** start Data listing **

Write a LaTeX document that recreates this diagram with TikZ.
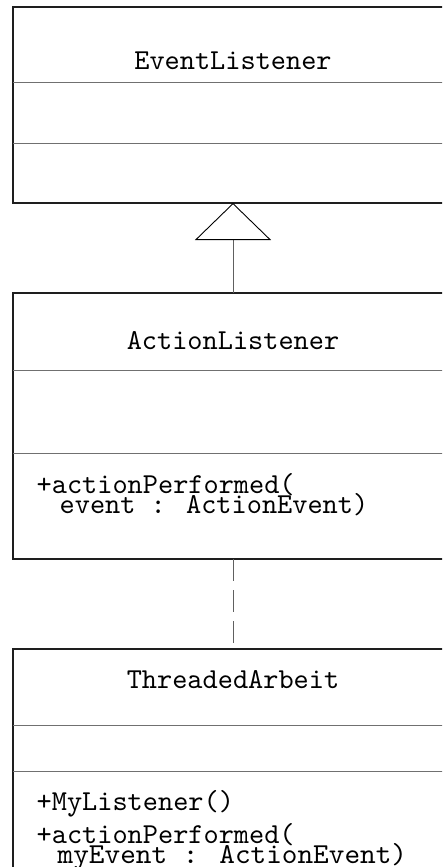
\documentclass[tikz,border=0pt]{standalone}
\usepackage{graphicx}
\usetikzlibrary{arrows.meta}
\definecolor{bordercol}{HTML}{1E1E1E}
\definecolor{divcol}{HTML}{707070}
\definecolor{linkcol}{HTML}{606060}
\newcommand{\umltext}[1]{\scalebox{2.89}{\fontsize{10}{7}\selectfont\ttfamily #1}}
\newcommand{\umlwide}[1]{\scalebox{2.98}[2.89]{\fontsize{10}{7}\selectfont\ttfamily #1}}
\begin{document}
\begin{tikzpicture}[x=1pt,y=-1pt,
  classbox/.style={draw=bordercol, line width=2.8pt, rectangle, outer sep=0pt, inner sep=0pt, minimum width=440pt},
  divider/.style={draw=divcol, line width=1pt},
  title/.style={anchor=base, inner sep=0pt},
  member/.style={anchor=base west, inner sep=0pt},
  inherit/.style={draw=linkcol, line width=1pt, -{Triangle[open, length=37pt, width=76pt, line width=0.9pt, color=black, fill=white]}},
  realize/.style={draw=linkcol, line width=1pt, dash pattern=on 22pt off 9pt}
]
\useasboundingbox (0,0) rectangle (442,867);
\clip (0,0) rectangle (442,867);

% EventListener
\node[classbox, minimum height=196pt] (ev) at (233,105) {};
\draw[divider] (13,82) -- (453,82);
\draw[divider] (13,143) -- (453,143);
\node[title] (evt) at (233,70) {\umltext{EventListener}};

% ActionListener
\node[classbox, minimum height=266pt] (al) at (233,426) {};
\draw[divider] (13,370) -- (453,370);
\draw[divider] (13,453) -- (453,453);
\node[title] (alt) at (233,349) {\umltext{ActionListener}};
\node[member] (alm1) at (36.5,493) {\umltext{+actionPerformed(}};
\node[member] (alm2) at (59.5,513) {\umltext{event : ActionEvent)}};

% ThreadedArbeit
\node[classbox, minimum height=260pt] (ta) at (233,779) {};
\draw[divider] (13,725) -- (453,725);
\draw[divider] (13,771) -- (453,771);
\node[title] (tat) at (233,688) {\umltext{ThreadedArbeit}};
\node[member] (tam1) at (36.5,810) {\umltext{+MyListener()}};
\node[member] (tam2) at (36.5,843) {\umltext{+actionPerformed(}};
\node[member] (tam3) at (57.5,863) {\umlwide{myEvent : ActionEvent)}};

% connectors
\draw[inherit] (al.north) -- (ev.south);
\draw[realize] (al.south) -- (ta.north);
\end{tikzpicture}
\end{document}
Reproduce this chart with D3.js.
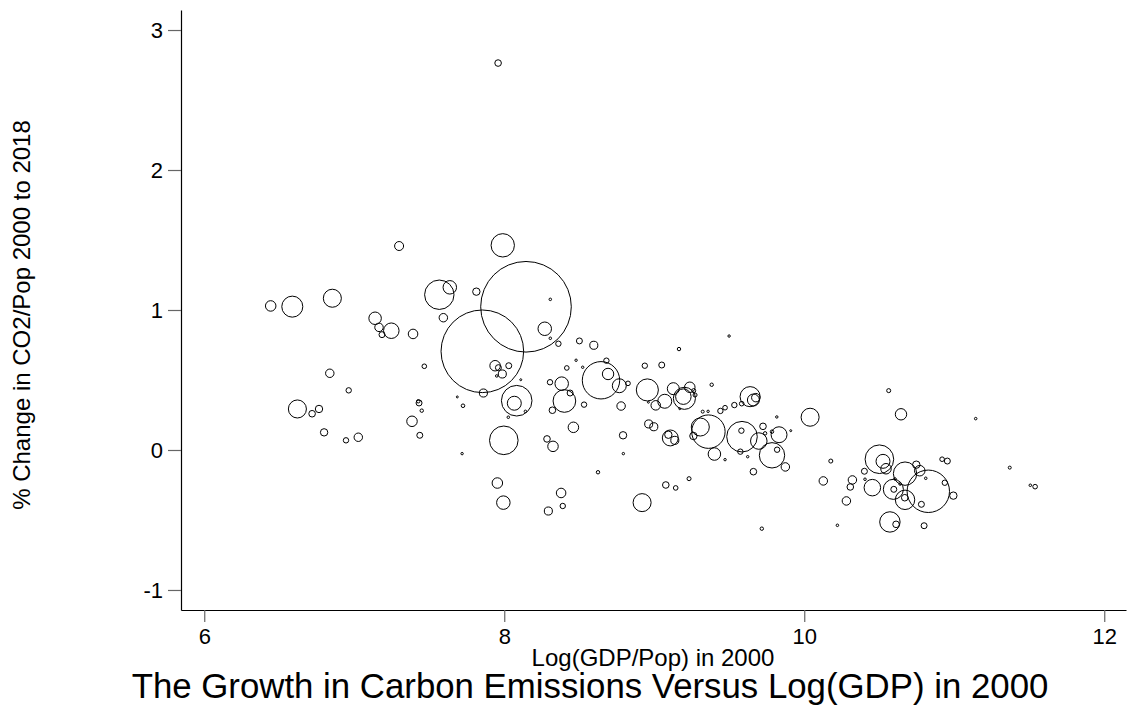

** end Data listing **

**Work to be completed**
Every entry must be transcribed exactly. Pictures do not belong in the copy.

**Solution to this problem**
Write a LaTeX document that recreates this diagram with TikZ.
\documentclass[tikz,border=0pt]{standalone}
\usepackage{graphicx}
\usetikzlibrary{arrows.meta}
\definecolor{bordercol}{HTML}{1E1E1E}
\definecolor{divcol}{HTML}{707070}
\definecolor{linkcol}{HTML}{606060}
\newcommand{\umltext}[1]{\scalebox{2.89}{\fontsize{10}{7}\selectfont\ttfamily #1}}
\newcommand{\umlwide}[1]{\scalebox{2.98}[2.89]{\fontsize{10}{7}\selectfont\ttfamily #1}}
\begin{document}
\begin{tikzpicture}[x=1pt,y=-1pt,
  classbox/.style={draw=bordercol, line width=2.8pt, rectangle, outer sep=0pt, inner sep=0pt, minimum width=440pt},
  divider/.style={draw=divcol, line width=1pt},
  title/.style={anchor=base, inner sep=0pt},
  member/.style={anchor=base west, inner sep=0pt},
  inherit/.style={draw=linkcol, line width=1pt, -{Triangle[open, length=37pt, width=76pt, line width=0.9pt, color=black, fill=white]}},
  realize/.style={draw=linkcol, line width=1pt, dash pattern=on 22pt off 9pt}
]
\useasboundingbox (0,0) rectangle (442,867);
\clip (0,0) rectangle (442,867);

% EventListener
\node[classbox, minimum height=196pt] (ev) at (233,105) {};
\draw[divider] (13,82) -- (453,82);
\draw[divider] (13,143) -- (453,143);
\node[title] (evt) at (233,70) {\umltext{EventListener}};

% ActionListener
\node[classbox, minimum height=266pt] (al) at (233,426) {};
\draw[divider] (13,370) -- (453,370);
\draw[divider] (13,453) -- (453,453);
\node[title] (alt) at (233,349) {\umltext{ActionListener}};
\node[member] (alm1) at (36.5,493) {\umltext{+actionPerformed(}};
\node[member] (alm2) at (59.5,513) {\umltext{event : ActionEvent)}};

% ThreadedArbeit
\node[classbox, minimum height=260pt] (ta) at (233,779) {};
\draw[divider] (13,725) -- (453,725);
\draw[divider] (13,771) -- (453,771);
\node[title] (tat) at (233,688) {\umltext{ThreadedArbeit}};
\node[member] (tam1) at (36.5,810) {\umltext{+MyListener()}};
\node[member] (tam2) at (36.5,843) {\umltext{+actionPerformed(}};
\node[member] (tam3) at (57.5,863) {\umlwide{myEvent : ActionEvent)}};

% connectors
\draw[inherit] (al.north) -- (ev.south);
\draw[realize] (al.south) -- (ta.north);
\end{tikzpicture}
\end{document}
Reproduce this chart with D3.js.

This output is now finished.